--- TASK TO COMPLETE ---
Leave the pictures out and retype the lines from the beginning through the line with "import plotly.graph_objects as go", both ends included.

--- SOURCE EXCERPT ---

————————

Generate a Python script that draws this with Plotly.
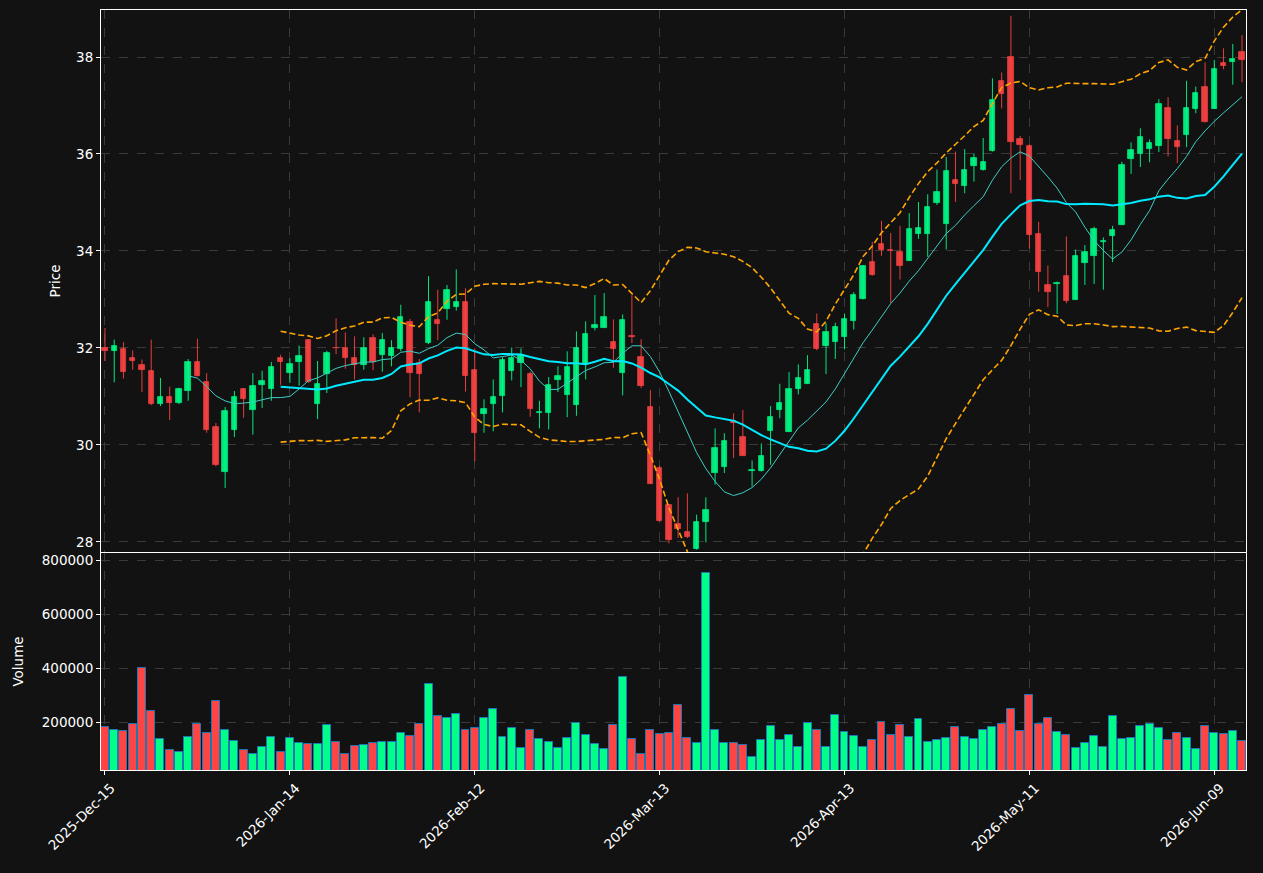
import numpy as np
import pandas as pd
import plotly.graph_objects as go

# ---- data ----
tick_positions = [0, 20, 40, 60, 80, 100, 120]
tick_labels = ["2025-Dec-15", "2026-Jan-14", "2026-Feb-12", "2026-Mar-13",
               "2026-Apr-13", "2026-May-11", "2026-Jun-09"]

opens = [32.00, 31.93, 31.97, 31.80, 31.64, 31.53, 30.84, 30.98, 30.87, 31.11,
         31.70, 31.29, 30.36, 29.44, 30.30, 31.16, 30.71, 31.23, 31.15, 31.80,
         31.49, 31.70, 32.16, 30.85, 31.47, 32.00, 32.00, 31.79, 31.65, 32.21,
         31.86, 31.84, 31.98, 32.54, 31.68, 32.11, 32.58, 32.80, 32.85, 32.95,
         31.55, 30.64, 30.85, 31.00, 31.53, 31.68, 31.46, 30.65, 30.65, 31.33,
         31.02, 30.82, 31.66, 32.42, 32.42, 32.12, 31.49, 32.24, 31.81, 30.79,
         29.53, 28.75, 28.37, 28.21, 27.86, 28.40, 29.43, 29.55, 30.50, 30.16,
         29.46, 29.46, 30.29, 30.72, 30.27, 31.15, 31.26, 32.49, 32.03, 32.13,
         32.23, 32.55, 33.00, 33.77, 34.14, 34.01, 33.98, 33.80, 34.34, 34.34,
         34.99, 34.56, 35.46, 35.35, 35.76, 35.66, 36.07, 37.51, 38.01, 36.31,
         36.17, 34.36, 33.29, 33.31, 33.48, 32.99, 33.76, 33.90, 34.18, 34.30,
         34.53, 35.90, 36.01, 36.11, 36.17, 36.95, 36.27, 36.40, 36.93, 37.38,
         36.93, 37.88, 37.90, 38.10]
highs = [32.41, 32.17, 32.12, 31.95, 31.76, 32.17, 31.38, 31.20, 31.18, 31.77,
         32.19, 31.48, 30.45, 30.78, 31.11, 31.17, 31.48, 31.53, 31.71, 31.86,
         31.79, 32.05, 32.18, 31.73, 31.94, 32.61, 32.32, 32.24, 32.22, 32.28,
         32.31, 32.16, 32.89, 32.60, 31.77, 33.48, 33.20, 33.30, 33.62, 33.23,
         31.99, 30.94, 31.35, 31.81, 32.01, 31.99, 31.51, 30.91, 31.40, 31.62,
         31.93, 32.34, 32.55, 33.09, 33.13, 32.59, 32.69, 33.09, 32.18, 31.13,
         29.57, 28.78, 28.92, 29.00, 28.56, 28.92, 30.34, 30.24, 30.65, 30.72,
         29.68, 30.03, 30.80, 31.26, 31.50, 31.66, 31.85, 32.71, 32.51, 32.52,
         32.71, 33.15, 33.71, 34.19, 34.62, 34.37, 34.52, 34.78, 35.01, 35.17,
         35.68, 35.94, 36.05, 36.10, 36.01, 36.33, 37.56, 37.68, 38.85, 36.37,
         36.20, 34.60, 33.70, 33.37, 34.30, 34.03, 34.12, 34.50, 34.28, 34.52,
         35.84, 36.24, 36.53, 36.30, 37.13, 37.17, 36.59, 37.51, 37.39, 37.89,
         37.94, 38.18, 38.27, 38.45]
lows = [31.73, 31.29, 31.37, 31.55, 31.09, 30.82, 30.80, 30.51, 30.84, 30.91,
        31.41, 30.25, 29.56, 29.11, 30.16, 30.56, 30.21, 30.76, 30.91, 31.24,
        31.28, 31.22, 31.28, 30.53, 31.07, 31.87, 31.57, 31.35, 31.55, 31.54,
        31.51, 31.62, 31.93, 30.98, 30.67, 32.08, 32.16, 32.58, 32.77, 31.10,
        29.66, 30.25, 30.28, 30.67, 31.33, 31.19, 30.58, 30.34, 30.32, 31.09,
        30.57, 30.60, 31.35, 32.36, 32.42, 31.59, 31.02, 32.10, 31.17, 29.19,
        28.42, 27.97, 28.08, 28.08, 27.84, 27.99, 29.18, 29.42, 29.73, 29.78,
        29.14, 29.45, 29.59, 30.55, 30.27, 31.04, 31.26, 31.95, 31.46, 31.77,
        31.97, 32.38, 33.00, 33.49, 33.90, 32.92, 33.41, 33.80, 34.25, 33.88,
        34.95, 34.03, 35.01, 35.19, 35.43, 35.66, 36.05, 36.94, 35.19, 35.46,
        34.05, 33.16, 32.84, 32.70, 32.92, 32.99, 33.30, 33.32, 33.20, 33.77,
        34.53, 35.59, 35.73, 35.83, 36.04, 35.95, 35.81, 36.14, 36.84, 36.65,
        36.93, 37.75, 37.43, 37.48]
closes = [31.93, 32.03, 31.50, 31.73, 31.54, 30.84, 30.98, 30.86, 31.16, 31.70,
          31.42, 30.30, 29.58, 30.69, 30.98, 30.94, 31.22, 31.31, 31.61, 31.70,
          31.66, 31.84, 31.29, 31.26, 31.90, 31.99, 31.80, 31.64, 32.00, 31.71,
          32.16, 32.00, 32.64, 31.49, 31.46, 32.95, 32.50, 33.20, 32.95, 31.42,
          30.25, 30.74, 30.99, 31.75, 31.79, 31.86, 30.73, 30.68, 31.23, 31.42,
          31.61, 32.00, 32.29, 32.47, 32.64, 31.97, 32.58, 32.23, 31.22, 29.20,
          28.42, 28.04, 28.26, 28.09, 28.41, 28.65, 29.94, 30.08, 30.46, 29.78,
          29.49, 29.77, 30.58, 30.87, 31.15, 31.38, 31.55, 31.98, 32.32, 32.43,
          32.59, 33.10, 33.68, 33.51, 34.01, 33.99, 33.70, 34.45, 34.47, 34.90,
          35.21, 35.65, 35.38, 35.67, 35.92, 35.84, 37.11, 37.23, 36.25, 36.19,
          34.33, 33.57, 33.16, 33.34, 32.96, 33.90, 33.98, 34.45, 34.21, 34.43,
          35.77, 36.08, 36.35, 36.22, 37.03, 36.30, 36.15, 36.95, 37.26, 36.65,
          37.75, 37.82, 37.96, 37.94]
volumes = [181500, 170400, 166700, 192600, 400000, 240700, 137000, 96300, 88900, 144400,
           192600, 159300, 277800, 170400, 129600, 96300, 81500, 107400, 144400, 88900,
           140700, 122200, 118500, 118500, 188900, 125900, 81500, 111100, 114800, 122200,
           125900, 125900, 159300, 148100, 192600, 340700, 222200, 214800, 229600, 170400,
           177800, 214800, 248100, 144400, 177800, 103700, 170400, 137000, 125900, 103700,
           140700, 196300, 151900, 118500, 100000, 188900, 366700, 137000, 81500, 170400,
           155600, 159300, 263000, 140700, 122200, 751900, 170400, 122200, 122200, 114800,
           70400, 133300, 185200, 133300, 151900, 107400, 196300, 170400, 107400, 225900,
           163000, 148100, 107400, 133300, 200000, 151900, 188900, 144400, 211100, 125900,
           133300, 140700, 181500, 144400, 137000, 170400, 181500, 192600, 248100, 166700,
           300000, 192600, 214800, 163000, 151900, 103700, 122200, 148100, 107400, 222200,
           137000, 140700, 185200, 192600, 177800, 133300, 159300, 140700, 100000, 185200,
           159300, 155600, 166700, 129600]

# ---- styling ----
BG = "#121212"
UP_C = "#00ff88"
DN_C = "#ff4444"
FONT = "DejaVu Sans"
FS = 13.5

n = len(closes)
idx = np.arange(n)
o = np.array(opens); h = np.array(highs); l = np.array(lows); c = np.array(closes)
up = c >= o

close_s = pd.Series(c)
ma10 = close_s.rolling(10).mean()
ma20 = close_s.rolling(20).mean()
sd20 = close_s.rolling(20).std(ddof=0)
bb_up = ma20 + 2 * sd20
bb_dn = ma20 - 2 * sd20

fig = go.Figure()

# wicks
for mask, col in ((up, UP_C), (~up, DN_C)):
    xs, ys = [], []
    for i in idx[mask]:
        xs += [i, i, None]
        ys += [l[i], h[i], None]
    fig.add_trace(go.Scatter(x=xs, y=ys, mode="lines", line=dict(color=col, width=1),
                             opacity=0.9, hoverinfo="skip", showlegend=False,
                             xaxis="x", yaxis="y"))

# bodies
body_base = np.minimum(o, c)
body_h = np.abs(c - o)
body_cols = [UP_C if u else DN_C for u in up]
fig.add_trace(go.Bar(x=idx, y=body_h, base=body_base, width=0.58,
                     marker=dict(color=body_cols, line=dict(color=body_cols, width=0.8)),
                     opacity=0.9, showlegend=False, xaxis="x", yaxis="y"))

# moving averages
fig.add_trace(go.Scatter(x=idx, y=ma10, mode="lines", line=dict(color="#3ccfc6", width=1),
                         showlegend=False, xaxis="x", yaxis="y"))
fig.add_trace(go.Scatter(x=idx, y=ma20, mode="lines", line=dict(color="#00eaff", width=2),
                         showlegend=False, xaxis="x", yaxis="y"))
# bollinger bands
for band in (bb_up, bb_dn):
    fig.add_trace(go.Scatter(x=idx, y=band, mode="lines",
                             line=dict(color="#ffa500", width=1.6, dash="6px,3px"),
                             showlegend=False, xaxis="x", yaxis="y"))

# volume
vol_cols = [UP_C if u else DN_C for u in up]
fig.add_trace(go.Bar(x=idx, y=volumes, width=0.86,
                     marker=dict(color=vol_cols, line=dict(color="#1f77b4", width=1)),
                     showlegend=False, xaxis="x2", yaxis="y2"))

axis_common = dict(showline=True, linecolor="white", linewidth=1, mirror=True,
                   gridcolor="#3a3a3a", griddash="dash", gridwidth=0.8,
                   zeroline=False, ticks="outside", tickcolor="white", ticklen=4,
                   tickfont=dict(family=FONT, size=FS, color="white"))

xr = [-0.43, n - 1 + 0.43]
fig.update_layout(
    width=1263, height=873,
    paper_bgcolor=BG, plot_bgcolor=BG,
    margin=dict(l=101, r=17, t=10, b=103),
    barmode="overlay", bargap=0,
    showlegend=False,
    xaxis=dict(domain=[0, 1], anchor="y", range=xr, tickvals=tick_positions,
               showticklabels=False, **axis_common),
    yaxis=dict(domain=[0.2868, 1], anchor="x", range=[27.79, 38.97],
               tickvals=[28, 30, 32, 34, 36, 38],
               title=dict(text="Price", font=dict(family=FONT, size=FS, color="white"), standoff=12),
               **axis_common),
    xaxis2=dict(domain=[0, 1], anchor="y2", range=xr, matches="x", tickvals=tick_positions,
                ticktext=tick_labels, tickangle=-45, ticklabelshift=6, **axis_common),
    yaxis2=dict(domain=[0, 0.2855], anchor="x2", range=[23300, 826000],
                tickvals=[200000, 400000, 600000, 800000],
                ticktext=["200000", "400000", "600000", "800000"],
                title=dict(text="Volume", font=dict(family=FONT, size=FS, color="white"), standoff=15),
                **axis_common),
)

fig.write_html("out.html")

————————

--- ANSWER ---
Generate a Python script that draws this with Plotly.
import numpy as np
import pandas as pd
import plotly.graph_objects as go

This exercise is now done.